Zumbis. A pior coisa pra mim no mundo, o meu pior pesadelo veio à tona. Como aconteceu? Um meteorito caiu dos céus. E, não sei se você sabe, mas brasileiro é gente curiosa. Correu todo mundo que tava perto pra ver. A gente que é daqui num vê nada de diferente, e um meteorito? Correram pra ver, menos eu, eu vi pela televisão. O meteorito era lilás, a pedra lapidada mais linda que eu já vi.
Poucos dias depois, as pessoas começaram a agir estranho. Começavam a gritar com as mãos na cabeça e logo em seguida dava-se início à transformação, foi um surto! Como já estávamos cientes da pandemia da Covid-19, quer dizer, a maioria das pessoas, pois sempre têm aqueles com a cabeça de vento, pior que os zumbis, começamos logo a usar máscaras, mesmo sem saber o método de contaminação.
Com o passar dos dias, percebemos que não podíamos ser mordidos ou arranhados. Não se inalava o vírus. Mas mesmo assim, eu continuei usando máscara, vai saber. Alguns lagos e açudes foram interditados, pois a água estava sendo contaminada. A sorte é que os zumbis são tão lentos, que damos três passos, enquanto eles ainda estão no primeiro. Mas a fofoca no dia da infestação foi rapidíssima. Minha mãe dizia que a fofoca move o mundo, realmente, as vizinhas fofoqueiras foram as primeiras a se transformar. Vez ou outra eu escuto um chiado vindo deles, talvez seja a fofoca ainda, talvez coisa da minha mente.

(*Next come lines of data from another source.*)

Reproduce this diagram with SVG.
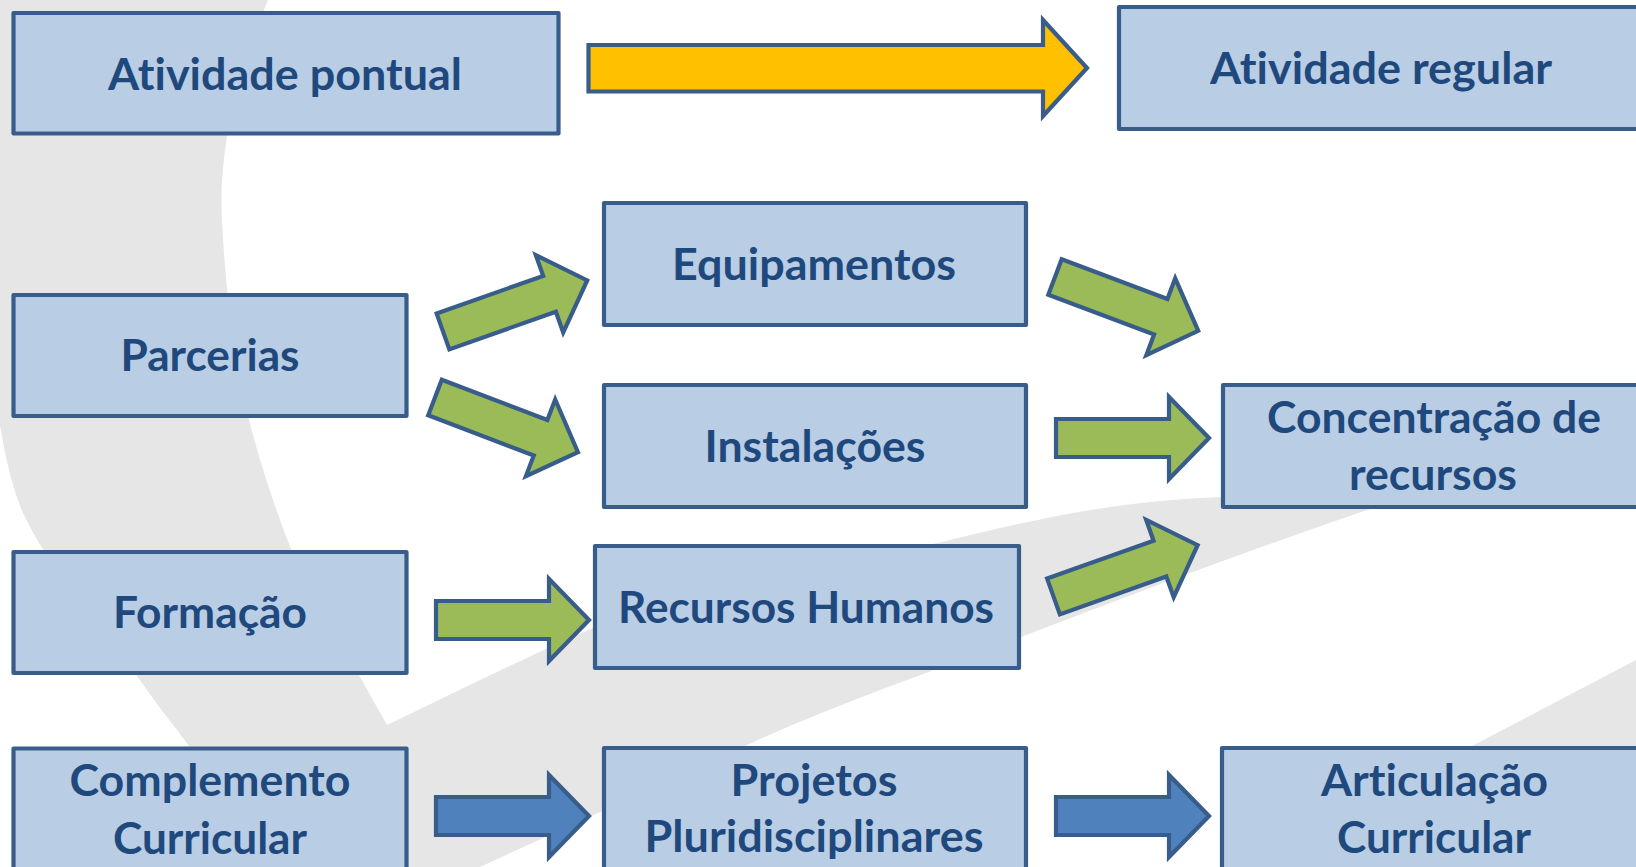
<svg xmlns="http://www.w3.org/2000/svg" width="1636" height="867" viewBox="0 0 1636 867">
<defs>
<style>
.box{fill:#B9CDE5;stroke:#385D8A;stroke-width:4.2;stroke-linejoin:round}
.lbl{font-family:Lato,"Open Sans","Liberation Sans",sans-serif;font-weight:700;font-size:43px;fill:#1F497D;text-anchor:middle;font-variant-ligatures:none;font-feature-settings:"liga" 0,"clig" 0}
.arr{stroke:#385D8A;stroke-width:4.2;stroke-linejoin:miter}
.green{fill:#9BBB59}
.blue{fill:#4F81BD}
.yellow{fill:#FFC000}
.bg{fill:#E6E6E6}
</style>
<path id="ar" d="M0,-19 H113 V-41 L153,0 L113,41 V19 H0 Z"/>
</defs>
<rect width="1636" height="867" fill="#FFFFFF"/>
<g id="background">
<path class="bg" d="M0,0 L268,0 C238,70 218,150 222,221 C226,300 236,370 249,420 C262,470 300,600 360,677 L387,725 C460,690 530,655 600,625 C720,580 830,560 938,543 C1030,520 1120,500 1222,497 C1350,485 1460,475 1560,470 C1480,480 1420,495 1367,510 C1250,550 1130,595 1021,637 C930,672 840,703 758,740 C660,785 560,830 480,867 L285,867 C250,820 210,775 177,730 C160,708 150,695 140,680 C95,620 50,570 23,513 C12,488 5,455 0,425 Z"/>
<path class="bg" d="M1430,768 L1636,660 L1636,867 L1350,867 Z"/>
</g>
<g id="connectors">
<path class="arr yellow" d="M588.5,45 H1043 V20 L1087,68 L1043,116 V91.5 H588.5 Z"/>
<use href="#ar" class="arr green" transform="translate(443,331.5) rotate(-19.5)"/>
<use href="#ar" class="arr green" transform="translate(435,397.5) rotate(20.9)"/>
<use href="#ar" class="arr green" transform="translate(1055,277) rotate(20.6)"/>
<use href="#ar" class="arr green" transform="translate(1056,438)"/>
<use href="#ar" class="arr green" transform="translate(436,620)"/>
<use href="#ar" class="arr green" transform="translate(1053.5,596.5) rotate(-19.6)"/>
<use href="#ar" class="arr blue" transform="translate(436,816)"/>
<use href="#ar" class="arr blue" transform="translate(1056,816)"/>
</g>
<g id="n-atividade-pontual">
<rect class="box" x="13.5" y="13" width="545" height="120.5"/>
<text class="lbl" x="285" y="89.5" textLength="354" lengthAdjust="spacingAndGlyphs">Atividade pontual</text>
</g>
<g id="n-atividade-regular">
<rect class="box" x="1119" y="7" width="560" height="122"/>
<text class="lbl" x="1381" y="83.5" textLength="342" lengthAdjust="spacingAndGlyphs">Atividade regular</text>
</g>
<g id="n-equipamentos">
<rect class="box" x="604" y="203" width="422" height="122"/>
<text class="lbl" x="814" y="280" textLength="284" lengthAdjust="spacingAndGlyphs">Equipamentos</text>
</g>
<g id="n-parcerias">
<rect class="box" x="13.5" y="295" width="393" height="121"/>
<text class="lbl" x="210" y="370.5" textLength="179" lengthAdjust="spacingAndGlyphs">Parcerias</text>
</g>
<g id="n-instalacoes">
<rect class="box" x="604" y="385" width="422" height="122"/>
<text class="lbl" x="815" y="461.5" textLength="221" lengthAdjust="spacingAndGlyphs">Instalações</text>
</g>
<g id="n-concentracao">
<rect class="box" x="1223" y="385" width="450" height="122"/>
<text class="lbl" x="1434" y="432.5" textLength="334" lengthAdjust="spacingAndGlyphs">Concentração de</text>
<text class="lbl" x="1433" y="490" textLength="168" lengthAdjust="spacingAndGlyphs">recursos</text>
</g>
<g id="n-formacao">
<rect class="box" x="13.5" y="552" width="393" height="121"/>
<text class="lbl" x="210" y="627.5" textLength="194" lengthAdjust="spacingAndGlyphs">Formação</text>
</g>
<g id="n-recursos-humanos">
<rect class="box" x="595" y="546" width="424" height="122"/>
<text class="lbl" x="806" y="622.5" textLength="376" lengthAdjust="spacingAndGlyphs">Recursos Humanos</text>
</g>
<g id="n-complemento">
<rect class="box" x="13.5" y="748.5" width="393" height="125"/>
<text class="lbl" x="210" y="796" textLength="281" lengthAdjust="spacingAndGlyphs">Complemento</text>
<text class="lbl" x="210" y="853.5" textLength="194" lengthAdjust="spacingAndGlyphs">Curricular</text>
</g>
<g id="n-projetos">
<rect class="box" x="604" y="748" width="422" height="125"/>
<text class="lbl" x="814" y="795.5" textLength="167" lengthAdjust="spacingAndGlyphs">Projetos</text>
<text class="lbl" x="814" y="852" textLength="339" lengthAdjust="spacingAndGlyphs">Pluridisciplinares</text>
</g>
<g id="n-articulacao">
<rect class="box" x="1222" y="748" width="450" height="125"/>
<text class="lbl" x="1434.5" y="795.5" textLength="227" lengthAdjust="spacingAndGlyphs">Articulação</text>
<text class="lbl" x="1434" y="852.5" textLength="194" lengthAdjust="spacingAndGlyphs">Curricular</text>
</g>
</svg>
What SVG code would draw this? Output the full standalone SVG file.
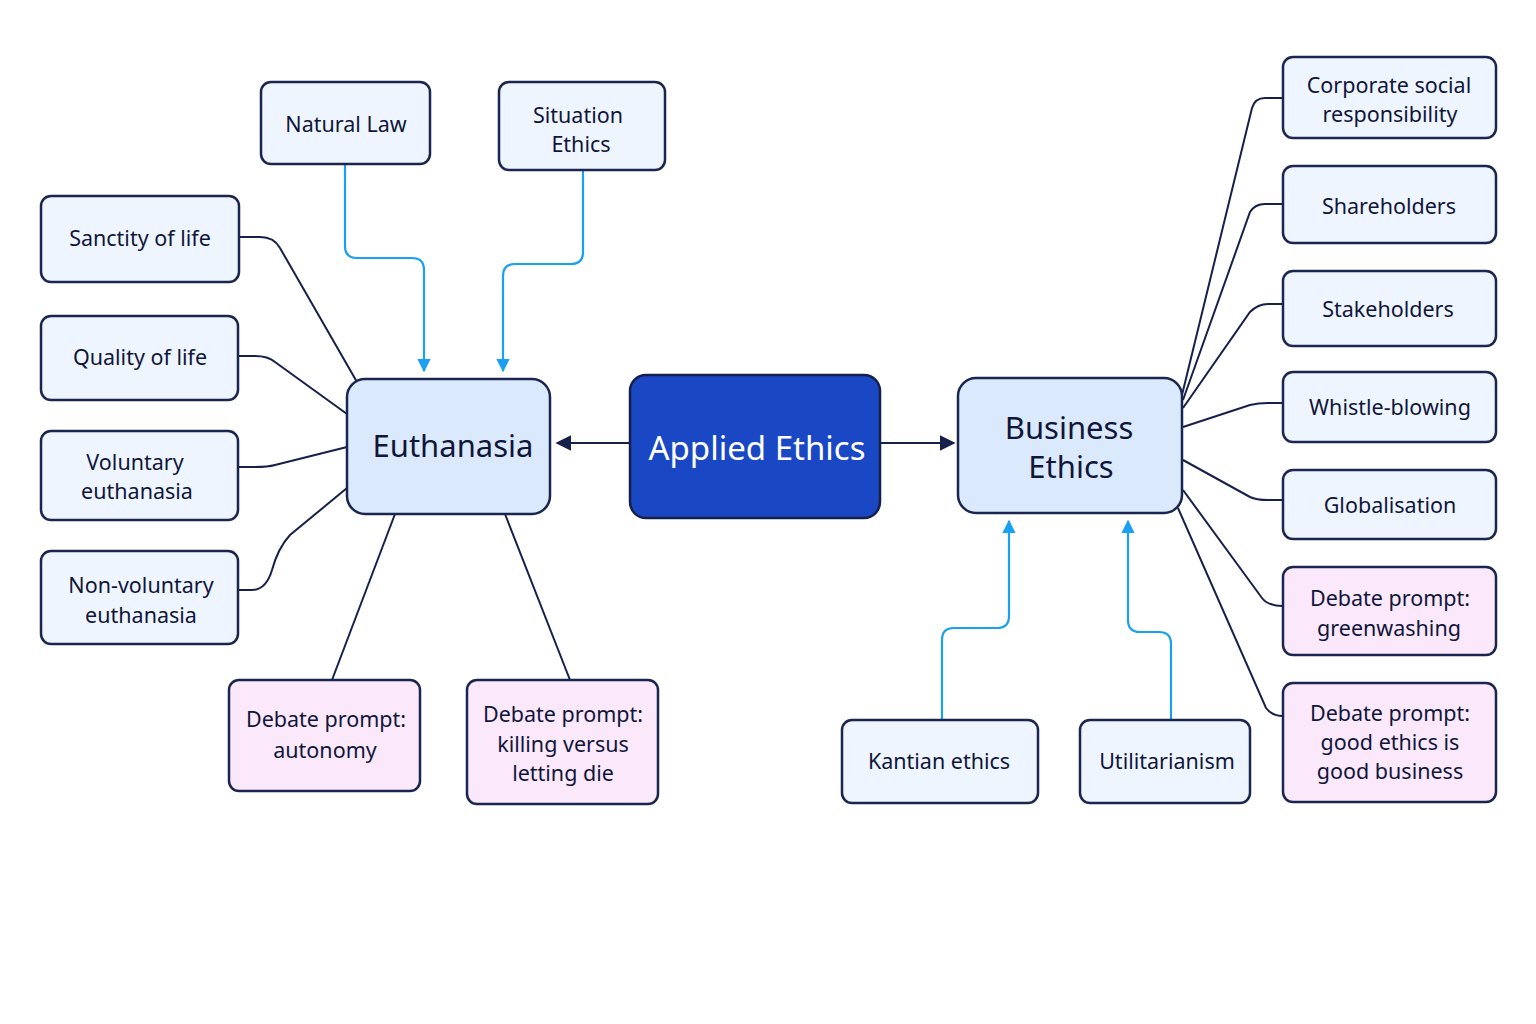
<svg xmlns="http://www.w3.org/2000/svg" width="1536" height="1024" viewBox="0 0 1536 1024">
<style>
text{font-family:"Noto Sans","Liberation Sans",sans-serif;fill:#10163a;text-anchor:middle;dominant-baseline:central}
.n rect{fill:#eef5fe;stroke:#1a2550;stroke-width:2.5}
.p rect{fill:#fbe8fb;stroke:#1a2550;stroke-width:2.5}
.h rect{fill:#dbe9fd;stroke:#1a2550;stroke-width:2.5}
.t{font-size:21.5px}
.dk{fill:none;stroke:#16204a;stroke-width:2}
.bl{fill:none;stroke:#1aa0f0;stroke-width:2.2}
</style>
<defs>
<marker id="ad" viewBox="0 0 10 10" refX="9" refY="5" markerWidth="8" markerHeight="8" orient="auto"><path d="M0,0L10,5L0,10z" fill="#16204a"/></marker>
<marker id="ab" viewBox="0 0 10 10" refX="9" refY="5" markerWidth="6" markerHeight="6" orient="auto"><path d="M0,0L10,5L0,10z" fill="#1aa0f0"/></marker>
</defs>
<rect width="1536" height="1024" fill="#fff"/>
<g id="connectors">
<path class="dk" d="M630,443H557" marker-end="url(#ad)"/>
<path class="dk" d="M880,443H954" marker-end="url(#ad)"/>
<path class="dk" d="M357,382L280,248Q274,237 260,237H239"/>
<path class="dk" d="M347,414L275,362Q268,356 255,356H238"/>
<path class="dk" d="M347,447L275,465Q268,467 255,467H238"/>
<path class="dk" d="M347,488L290,535Q278,548 272,570Q266,590 252,590H238"/>
<path class="dk" d="M395,514L332,680"/>
<path class="dk" d="M505,514L570,680"/>
<path class="bl" d="M345,164V246Q345,258 357,258H412Q424,258 424,270V371" marker-end="url(#ab)"/>
<path class="bl" d="M583,170V252Q583,264 571,264H515Q503,264 503,276V371" marker-end="url(#ab)"/>
<path class="bl" d="M942,720V640Q942,628 954,628H997Q1009,628 1009,616V521" marker-end="url(#ab)"/>
<path class="bl" d="M1171,720V644Q1171,632 1159,632H1140Q1128,632 1128,620V521" marker-end="url(#ab)"/>
<path class="dk" d="M1182,395L1252,108Q1255,98 1265,98H1283"/>
<path class="dk" d="M1183,400L1250,212Q1255,204 1265,204H1283"/>
<path class="dk" d="M1183,408L1250,312Q1258,304 1268,304H1283"/>
<path class="dk" d="M1183,427L1250,405Q1258,403 1268,403H1283"/>
<path class="dk" d="M1183,460L1250,497Q1256,500 1268,500H1283"/>
<path class="dk" d="M1183,490L1262,598Q1268,606 1283,606"/>
<path class="dk" d="M1178,508L1266,708Q1272,716 1283,716"/>
</g>
<g id="applied"><rect x="630" y="375" width="250" height="143" rx="16" fill="#1a47c4" stroke="#16204a" stroke-width="2.5"/><text x="757" y="447" font-size="33" style="fill:#fff">Applied Ethics</text></g>
<g id="euthanasia" class="h"><rect x="347" y="379" width="203" height="135" rx="18"/><text x="453" y="445" font-size="31">Euthanasia</text></g>
<g id="business" class="h"><rect x="958" y="378" width="224" height="135" rx="18"/><text x="1069" y="427" font-size="31">Business</text><text x="1071" y="466" font-size="31">Ethics</text></g>
<g id="natural" class="n"><rect x="261" y="82" width="169" height="82" rx="10"/><text class="t" x="346" y="123">Natural Law</text></g>
<g id="situation" class="n"><rect x="499" y="82" width="166" height="88" rx="10"/><text class="t" x="578" y="114">Situation</text><text class="t" x="581" y="143">Ethics</text></g>
<g id="sanctity" class="n"><rect x="41" y="196" width="198" height="86" rx="10"/><text class="t" x="140" y="237">Sanctity of life</text></g>
<g id="quality" class="n"><rect x="41" y="316" width="197" height="84" rx="10"/><text class="t" x="140" y="356">Quality of life</text></g>
<g id="voluntary" class="n"><rect x="41" y="431" width="197" height="89" rx="10"/><text class="t" x="135" y="461">Voluntary</text><text class="t" x="137" y="490">euthanasia</text></g>
<g id="nonvoluntary" class="n"><rect x="41" y="551" width="197" height="93" rx="10"/><text class="t" x="141" y="584">Non-voluntary</text><text class="t" x="141" y="614">euthanasia</text></g>
<g id="autonomy" class="p"><rect x="229" y="680" width="191" height="111" rx="10"/><text class="t" x="326" y="718">Debate prompt:</text><text class="t" x="325" y="749">autonomy</text></g>
<g id="killing" class="p"><rect x="467" y="680" width="191" height="124" rx="10"/><text class="t" x="563" y="713">Debate prompt:</text><text class="t" x="563" y="743">killing versus</text><text class="t" x="563" y="772">letting die</text></g>
<g id="kantian" class="n"><rect x="842" y="720" width="196" height="83" rx="10"/><text class="t" x="939" y="760">Kantian ethics</text></g>
<g id="util" class="n"><rect x="1080" y="720" width="170" height="83" rx="10"/><text class="t" x="1167" y="760">Utilitarianism</text></g>
<g id="csr" class="n"><rect x="1283" y="57" width="213" height="81" rx="10"/><text class="t" x="1389" y="84">Corporate social</text><text class="t" x="1390" y="113">responsibility</text></g>
<g id="shareholders" class="n"><rect x="1283" y="166" width="213" height="77" rx="10"/><text class="t" x="1389" y="205">Shareholders</text></g>
<g id="stakeholders" class="n"><rect x="1283" y="271" width="213" height="75" rx="10"/><text class="t" x="1388" y="308">Stakeholders</text></g>
<g id="whistle" class="n"><rect x="1283" y="372" width="213" height="70" rx="10"/><text class="t" x="1390" y="406">Whistle-blowing</text></g>
<g id="global" class="n"><rect x="1283" y="470" width="213" height="69" rx="10"/><text class="t" x="1390" y="504">Globalisation</text></g>
<g id="greenwashing" class="p"><rect x="1283" y="567" width="213" height="88" rx="10"/><text class="t" x="1390" y="597">Debate prompt:</text><text class="t" x="1389" y="627">greenwashing</text></g>
<g id="goodbusiness" class="p"><rect x="1283" y="683" width="213" height="119" rx="10"/><text class="t" x="1390" y="712">Debate prompt:</text><text class="t" x="1390" y="741">good ethics is</text><text class="t" x="1390" y="770">good business</text></g>
</svg>
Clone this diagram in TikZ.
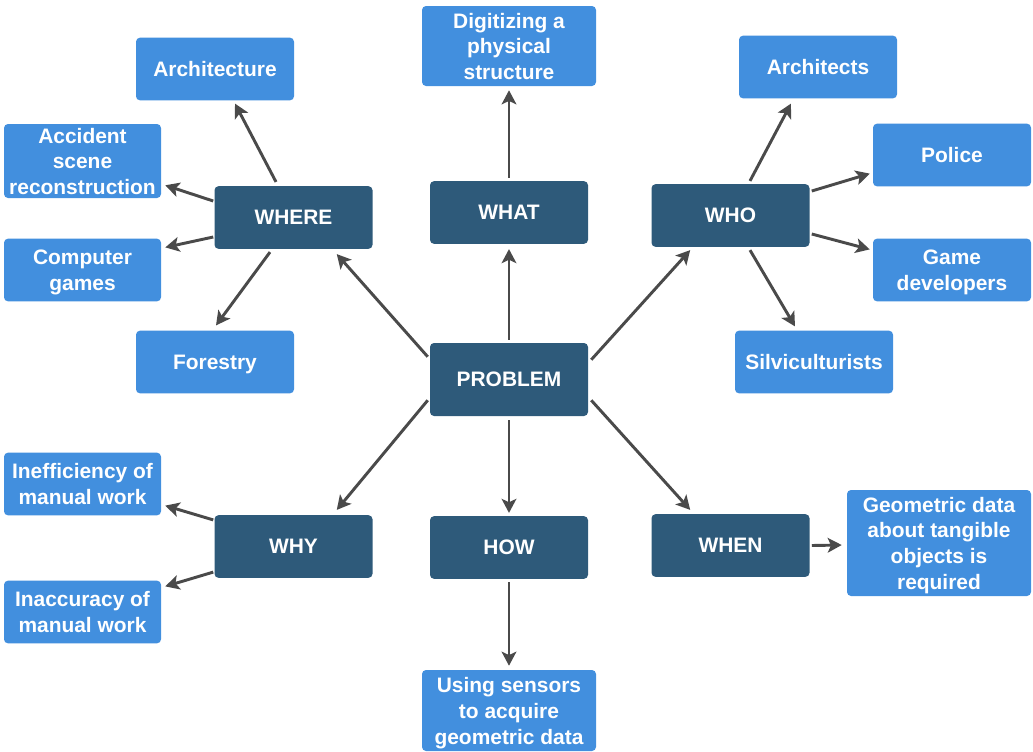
\documentclass[tikz,border=0pt]{standalone}
\usepackage{fontspec}
\setmainfont{Liberation Sans}
\usetikzlibrary{arrows.meta}

\definecolor{catblue}{RGB}{46,90,122}
\definecolor{leafblue}{RGB}{66,143,222}
\definecolor{arrowgray}{RGB}{74,74,74}

% vaste hoogte en diepte voor eerste en laatste regel
\newcommand\boxstrut{\rule[-3.3pt]{0pt}{17.3pt}}
\newcommand\topstrut{\rule{0pt}{15pt}}

\begin{document}
\begin{tikzpicture}[
  x=0.75pt, y=-0.75pt,
  box/.style={rounded corners=3pt, text=white, align=center,
    inner xsep=2pt, inner ysep=0pt,
    font=\fontsize{15.7}{19.3}\selectfont\bfseries,
    execute at begin node=\boxstrut, execute at end node=\boxstrut,
    minimum width=118.5pt, minimum height=47pt},
  cat/.style={box, fill=catblue},
  leaf/.style={box, fill=leafblue},
  arr/.style={draw=arrowgray, line width=2.2pt,
    -{Stealth[length=10.5pt, width=11pt, inset=2.5pt]}}
]
\useasboundingbox (0,0) rectangle (1033,751);

% Midden en vragen
\node[cat, minimum height=54.75pt] (problem) at (509,379.5) {PROBLEM};
\node[cat] (what)  at (509,212.5)   {WHAT};
\node[cat] (where) at (293.5,217.5) {WHERE};
\node[cat] (who)   at (730.5,215.5) {WHO};
\node[cat] (why)   at (293.5,546.5) {WHY};
\node[cat] (how)   at (509,547.5)   {HOW};
\node[cat] (when)  at (730.5,545.5) {WHEN};

% Antwoorden
\node[leaf, minimum width=130.5pt, minimum height=60pt] (digit) at (509,46) {\topstrut Digitizing a\\physical\\structure};
\node[leaf] (arch)     at (215,69)    {Architecture};
\node[leaf, inner ysep=-1pt, minimum width=117.75pt, minimum height=55.5pt] (accident) at (82.5,161) {\topstrut Accident\\scene\\reconstruction};
\node[leaf, minimum width=117.75pt] (computer) at (82.5,270) {\topstrut Computer\\games};
\node[leaf] (forestry) at (215,362)   {Forestry};
\node[leaf, minimum width=117.75pt] (ineff) at (82.5,484) {\topstrut Inefficiency of\\manual work};
\node[leaf, minimum width=117.75pt] (inacc) at (82.5,612) {\topstrut Inaccuracy of\\manual work};
\node[leaf, minimum width=130.5pt, minimum height=60.75pt] (using) at (509,710.5) {\topstrut Using sensors\\to acquire\\geometric data};
\node[leaf] (architects) at (818,67)  {Architects};
\node[leaf] (police)     at (952,155) {Police};
\node[leaf] (game)       at (952,270) {\topstrut Game\\developers};
\node[leaf] (silvic)     at (814,362) {Silviculturists};
\node[leaf, minimum width=138pt, minimum height=79.5pt] (geo) at (939,543) {\topstrut Geometric data\\about tangible\\objects is\\required};

% Pijlen vanuit PROBLEM
\draw[arr] ([shift={(0,-3)}]problem.north) -- ([shift={(0,5)}]what.south);
\draw[arr] ([shift={(-2,14)}]problem.north west) -- ([shift={(-36,5)}]where.south east);
\draw[arr] ([shift={(3,17)}]problem.north east) -- ([shift={(39,3)}]who.south west);
\draw[arr] ([shift={(-2,-16)}]problem.south west) -- ([shift={(-36,-5)}]why.north east);
\draw[arr] ([shift={(0,4)}]problem.south) -- ([shift={(0,-3)}]how.north);
\draw[arr] ([shift={(3,-16)}]problem.south east) -- ([shift={(39,-4)}]when.north west);

% Pijlen naar de antwoorden
\draw[arr] ([shift={(0,-3)}]what.north) -- ([shift={(0,4)}]digit.south);
\draw[arr] ([shift={(-17.5,-4)}]where.north) -- ([shift={(20,3)}]arch.south);
\draw[arr] ([shift={(-1,-16.5)}]where.west) -- ([shift={(4,-13)}]accident.south east);
\draw[arr] ([shift={(-1,19.5)}]where.west) -- ([shift={(4,9)}]computer.north east);
\draw[arr] ([shift={(-23.5,3)}]where.south) -- ([shift={(1,-5)}]forestry.north);
\draw[arr] ([shift={(19.5,-3)}]who.north) -- ([shift={(-27,5)}]architects.south);
\draw[arr] ([shift={(2,-24.5)}]who.east) -- ([shift={(-3,-13)}]police.south west);
\draw[arr] ([shift={(2,18.5)}]who.east) -- ([shift={(-3,11)}]game.north west);
\draw[arr] ([shift={(19.5,3)}]who.south) -- ([shift={(-19,-4)}]silvic.north);
\draw[arr] ([shift={(-1,5)}]why.north west) -- ([shift={(4,-10)}]ineff.south east);
\draw[arr] ([shift={(-1,-6)}]why.south west) -- ([shift={(4,6)}]inacc.north east);
\draw[arr] ([shift={(0,3)}]how.south) -- ([shift={(0,-4)}]using.north);
\draw[arr] ([shift={(2,0)}]when.east) -- ([shift={(-5,2)}]geo.west);

\end{tikzpicture}
\end{document}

Hoje, no dia quarenta e quatro depois da infestação, eu e minha prima fizemos um sorteio, sendo assim, é o meu dia de ir pegar água, pois aqui na minha casa, a água está imprópria para o consumo. Existe um depósito, tipo um sumidouro de concreto e metal improvisado, mas as bordas são bem pouco inclinadas, o que dá pra passar por ela, e depois de uns cinco passos, fica fácil se aproximar bem do buraco com água. Minha prima o chama de depósito funil, só ela pra me fazer rir numa situação dessas. E também, o fundo tem aproximadamente uns dois metros de profundidade. Como minha prima sabe dessas coisas? Melhor eu nem perguntar.
Não consegui dormir bem essa madrugada. Saí cedo de casa, juntei todos os meus suprimentos, caso eu venha a me perder ou tenha que me isolar em algum lugar próximo. O poço fica não muito distante daqui. Eu tô morrendo de medo. É uma caminhada rápida, mas muito perigosa. Alguns zumbis estão inativos por conta do sol, eles ficam parados até escutar alguma voz, a voz desperta algo neles. Zumbis fofoqueiros!
Cuidado. Muito cuidado, Lia! Minha respiração quase não sai. Até então tudo tranquilo, consigo já ver o poço daqui. É um pouco maior do que a minha prima tinha me dito. Passo por entre a grama já alta, com as pernas tremendo. Lembro quando eu vinha por esses lados pegar pedrinhas pra ajudar minha vó a decorar os vasos de plantas. Saudades, vó.
Chego mais perto do poço e deixo minha mochila na parte de entrada. O que é aquilo? Merda! Escorreguei, não, não, não, isso não pode tá acontecendo! Quero chorar. Tem três zumbis dentro do poço e eu não consigo voltar pra borda, mas também não posso entrar no poço já quase vazio. Nem água tem! Eu vou ma-tar a minha prima!
Estou escorregando muito e me cansando rápido, quando eu acho que consigo alcançar a borda, eu escorrego de volta. Se um deles me alcançar, eu tô lascada. O pior, eles já perceberam que tô aqui e tão tentando subir. Parece um jogo, eu escorrego e eles tentam me alcançar, depois eu tento subir de novo. Eu vou morrer aqui!
Estou cansada, sem forças. Não tenho comunicação com minha prima. Quero chorar, meus braços e pernas já estão sangrando e arranhados pelo concreto de tanto tentar me arrastar pra poder escapar.
Pera, consegui me segurar em algo, vai dar certo, vai dar certo. Merda! Minhas mãos estão muito fracas pra se agarrarem em algo. Não, não, não, não... Enquanto eu caio lentamente no poço e eles puxam minhas pernas, só consigo pensar em uma coisa: que grande fofoca eu daria.